Quarmby’s love for teaching science extends beyond the university classroom. She has taken science-writing courses and now writes a blog at blog.quarmby.ca and a science column for online literary magazine Numéro Cinq at numerocinqmagazine.com as a means of engaging a bigger audience.
She also now asks her students to write a 750-word popular science story on what they are learning, an exercise that helps deepen their understanding of the material while they discover its relevance for themselves.
Despite her devotion to teaching, Quarmby remains a committed researcher and says the two vocations “feed each other wonderfully.”
“Research breathes life into my teaching,” she says. “Not only can I share my excitement and stories from the front lines, but also a sense of the amount of work required to make a discovery that becomes a single paragraph in a textbook.”
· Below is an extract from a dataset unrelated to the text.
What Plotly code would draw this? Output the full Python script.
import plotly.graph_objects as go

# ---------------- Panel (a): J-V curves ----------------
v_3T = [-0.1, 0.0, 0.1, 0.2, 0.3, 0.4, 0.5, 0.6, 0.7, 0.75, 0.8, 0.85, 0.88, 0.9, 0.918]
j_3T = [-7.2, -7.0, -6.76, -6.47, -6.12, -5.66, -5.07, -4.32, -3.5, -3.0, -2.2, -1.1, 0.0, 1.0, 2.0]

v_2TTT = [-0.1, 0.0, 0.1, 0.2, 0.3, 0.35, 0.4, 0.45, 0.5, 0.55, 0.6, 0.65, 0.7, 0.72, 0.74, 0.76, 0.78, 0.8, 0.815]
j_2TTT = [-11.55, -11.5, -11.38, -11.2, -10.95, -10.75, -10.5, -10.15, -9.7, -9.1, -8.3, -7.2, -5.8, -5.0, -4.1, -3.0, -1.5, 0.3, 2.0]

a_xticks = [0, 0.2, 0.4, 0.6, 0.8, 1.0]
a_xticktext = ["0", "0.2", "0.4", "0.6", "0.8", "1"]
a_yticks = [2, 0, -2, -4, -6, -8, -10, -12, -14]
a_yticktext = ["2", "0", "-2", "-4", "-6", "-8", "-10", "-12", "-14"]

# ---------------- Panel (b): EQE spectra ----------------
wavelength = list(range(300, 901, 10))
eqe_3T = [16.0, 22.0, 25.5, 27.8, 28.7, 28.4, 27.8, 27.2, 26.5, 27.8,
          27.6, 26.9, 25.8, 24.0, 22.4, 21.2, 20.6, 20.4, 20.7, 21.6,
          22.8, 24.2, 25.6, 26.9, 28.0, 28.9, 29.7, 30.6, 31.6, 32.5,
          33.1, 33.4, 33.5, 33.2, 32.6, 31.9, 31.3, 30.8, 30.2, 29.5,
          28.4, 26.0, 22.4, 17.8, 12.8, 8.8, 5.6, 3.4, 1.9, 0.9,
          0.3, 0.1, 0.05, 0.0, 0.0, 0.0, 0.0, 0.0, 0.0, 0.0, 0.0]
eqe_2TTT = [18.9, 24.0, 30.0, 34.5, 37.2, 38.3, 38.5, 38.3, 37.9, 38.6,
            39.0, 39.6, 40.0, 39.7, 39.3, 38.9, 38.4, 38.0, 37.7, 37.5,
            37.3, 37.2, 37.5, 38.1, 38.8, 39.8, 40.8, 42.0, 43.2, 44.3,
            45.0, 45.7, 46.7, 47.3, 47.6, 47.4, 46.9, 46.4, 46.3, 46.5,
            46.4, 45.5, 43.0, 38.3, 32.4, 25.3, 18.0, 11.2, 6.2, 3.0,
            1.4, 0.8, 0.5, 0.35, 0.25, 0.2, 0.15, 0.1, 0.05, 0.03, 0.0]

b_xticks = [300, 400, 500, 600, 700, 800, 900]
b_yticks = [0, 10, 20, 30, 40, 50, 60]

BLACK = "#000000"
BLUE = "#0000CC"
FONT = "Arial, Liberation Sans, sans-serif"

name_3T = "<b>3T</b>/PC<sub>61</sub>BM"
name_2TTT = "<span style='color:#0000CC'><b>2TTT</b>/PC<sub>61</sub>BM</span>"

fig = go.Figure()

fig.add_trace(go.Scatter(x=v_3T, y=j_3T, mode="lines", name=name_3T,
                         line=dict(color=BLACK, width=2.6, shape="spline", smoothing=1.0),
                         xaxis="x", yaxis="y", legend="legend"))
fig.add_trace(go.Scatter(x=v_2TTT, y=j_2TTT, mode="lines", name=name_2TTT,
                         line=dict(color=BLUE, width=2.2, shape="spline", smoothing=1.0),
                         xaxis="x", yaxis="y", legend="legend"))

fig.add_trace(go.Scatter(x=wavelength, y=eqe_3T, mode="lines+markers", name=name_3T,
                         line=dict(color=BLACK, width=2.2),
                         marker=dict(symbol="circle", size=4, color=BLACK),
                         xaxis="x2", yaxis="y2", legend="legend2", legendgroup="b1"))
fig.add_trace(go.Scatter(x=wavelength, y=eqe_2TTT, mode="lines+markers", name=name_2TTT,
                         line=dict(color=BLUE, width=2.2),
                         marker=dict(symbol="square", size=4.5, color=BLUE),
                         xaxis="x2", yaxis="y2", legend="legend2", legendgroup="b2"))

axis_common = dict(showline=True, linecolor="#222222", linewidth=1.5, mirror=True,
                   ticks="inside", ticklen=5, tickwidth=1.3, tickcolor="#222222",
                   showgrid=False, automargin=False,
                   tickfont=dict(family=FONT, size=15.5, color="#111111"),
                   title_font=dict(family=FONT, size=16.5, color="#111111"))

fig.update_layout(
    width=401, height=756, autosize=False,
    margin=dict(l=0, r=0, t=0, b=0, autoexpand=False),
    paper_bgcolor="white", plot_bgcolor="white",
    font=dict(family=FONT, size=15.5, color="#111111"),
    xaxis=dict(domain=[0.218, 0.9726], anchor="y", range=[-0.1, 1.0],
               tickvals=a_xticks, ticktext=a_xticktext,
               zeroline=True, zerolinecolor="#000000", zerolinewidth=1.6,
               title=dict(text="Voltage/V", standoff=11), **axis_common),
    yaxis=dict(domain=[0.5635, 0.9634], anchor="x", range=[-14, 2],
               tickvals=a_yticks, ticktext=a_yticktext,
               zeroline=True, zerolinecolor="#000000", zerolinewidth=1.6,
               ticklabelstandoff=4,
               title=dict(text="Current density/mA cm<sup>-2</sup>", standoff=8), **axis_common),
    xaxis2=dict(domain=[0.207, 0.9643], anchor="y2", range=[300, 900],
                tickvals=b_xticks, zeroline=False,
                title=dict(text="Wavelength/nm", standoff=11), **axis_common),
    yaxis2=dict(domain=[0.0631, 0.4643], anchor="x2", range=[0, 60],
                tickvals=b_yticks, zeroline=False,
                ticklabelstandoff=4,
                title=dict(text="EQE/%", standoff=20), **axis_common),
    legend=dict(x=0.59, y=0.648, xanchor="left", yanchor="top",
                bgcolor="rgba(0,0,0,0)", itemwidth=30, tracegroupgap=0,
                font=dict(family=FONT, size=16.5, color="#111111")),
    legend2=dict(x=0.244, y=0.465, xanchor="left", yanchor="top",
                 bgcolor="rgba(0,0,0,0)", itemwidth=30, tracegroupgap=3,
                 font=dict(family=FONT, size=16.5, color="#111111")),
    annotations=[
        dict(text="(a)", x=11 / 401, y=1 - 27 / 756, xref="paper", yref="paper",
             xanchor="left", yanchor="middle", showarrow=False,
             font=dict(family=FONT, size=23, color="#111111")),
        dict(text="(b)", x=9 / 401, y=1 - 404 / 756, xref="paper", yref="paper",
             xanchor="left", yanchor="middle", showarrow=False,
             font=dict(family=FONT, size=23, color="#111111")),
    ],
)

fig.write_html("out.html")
Ash Parameswaran (left): “In my mother tongue, Tamil, there is a saying that knowledge is the only form of wealth that you can give to someone else without losing anything yourself.”
Ash Parameswaran
Several years after Ash Parameswaran joined SFU’s School of Engineering Science in 1990 the school abandoned its newly introduced best teacher award, as chosen by the undergraduate student society.
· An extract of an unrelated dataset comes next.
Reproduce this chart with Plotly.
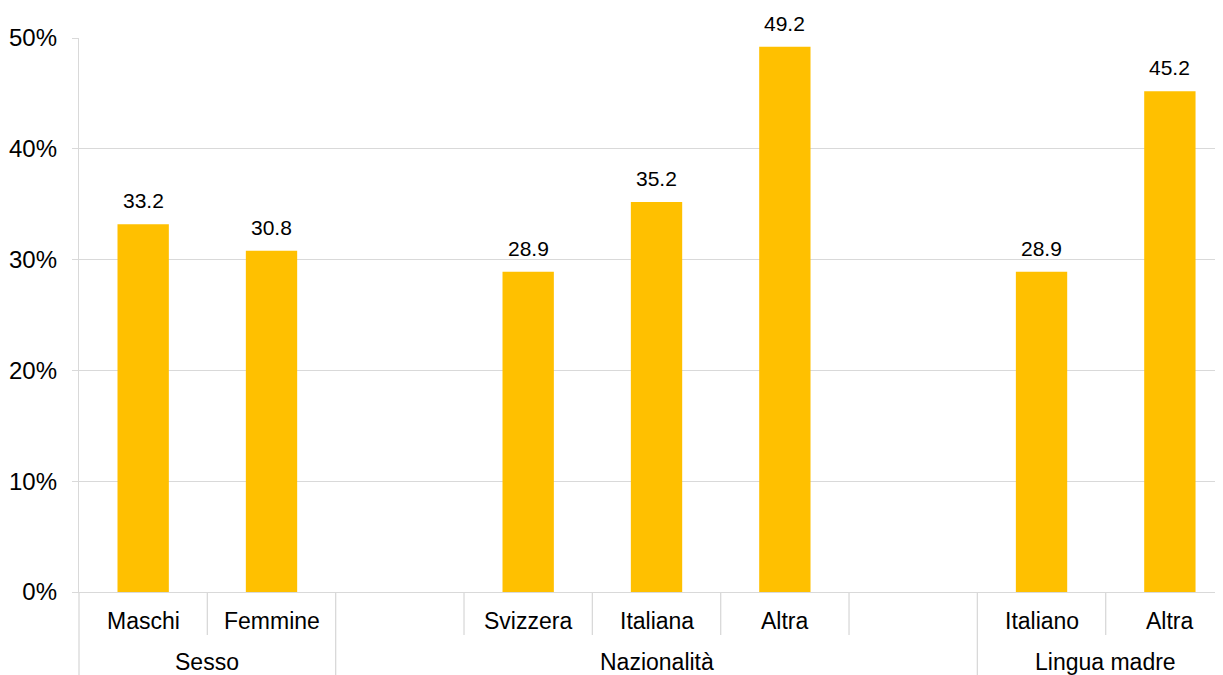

Parameswaran had won it three years in row, recalls acting director John Jones, and it was clear he would always win it.
“The reason Ash’s teaching stands out, even in a school with a number of very good teachers, is simple,” says Jones. “He takes delight in discovery and creation, and he is able to convey that delight to his students.”
Parameswaran says he loves everything about teaching and engaging with students.
“In my mother tongue, Tamil, there is a saying that knowledge is the only form of wealth that you can give to someone else without losing anything yourself,” he says.
And there’s no question that Parameswaran likes to spread his wealth—and his passion for learning. He works alongside students in the lab, often late into the evening, and willingly comes in on weekends to help enthusiastic students.
“I don’t want them to lose their enthusiasm,” he says. “From society’s point of view, that would be a waste.”
Recognizing that students don’t all learn in the same way, Parameswaran’s teaching style is flexible. “Some of my students will learn from lectures,” he says.
“For others, I create the learning environment and they learn themselves, and for others, I have to sit down with them. I try to balance it all.”
He strives to develop students’ ability to innovate. For many, their first laboratory experience is to create a “MacGyver-style” radio from everyday items.
“I have to deprive them of the resources and say ‘this is all you’ve got’—that’s how you get innovation.”
Teaching and motivating his students to go out into the world and accomplish more than he has himself is, says Parameswaran, “the fire that keeps me going.”

Jamie Mulholland designs visualization tools such as small computer applications to help students understand basic calculus principles.
Jamie Mulholland
Students and faculty can’t say enough about math lecturer Jamie Mulholland. Their praises cite his devotion to students, his passion for his subject, his creative learning materials and his fairness.
They even claim he can make calculus fun.
“One of my students called me the ‘Mister Rogers of Mathematics’,” he says with a grin, referring to the gentle cardigan-clad host of the popular children’s television series, “I guess because I speak softly but with authority and I’m respectful of students.”
He earned his PhD in number theory at UBC, but Mulholland knew he loved teaching from the moment he taught his first class during his undergraduate studies at SFU. “It felt natural,” he says. “I love math and I like to share that with people and lead them to appreciate the beauties and intricacies of the subject.”
Mulholland returned to SFU six years ago as a math lecturer and began filling his office with puzzles such as Rubik’s Cube that he frequently uses during lectures. He’s even developed a math and computing-science course based on puzzles—Math 302.
Mulholland also designs visualization tools such as videos and small computer applications to help students understand basic calculus principles.
To demonstrate that math is everywhere, he even mapped out his three-year-old son’s cowlick to explain a principle about vector fields on surfaces. He says visualization tools develop students’ intuitive understanding of a problem before he introduces complex formulas and equations. And they also help to reduce math anxiety.
“Teaching is always on my mind, wherever I go,” says Mulholland. “My goal in terms of lifetime achievement for my career is to have everyone appreciate mathematics, but if I just make them less anxious, then I’m happy.”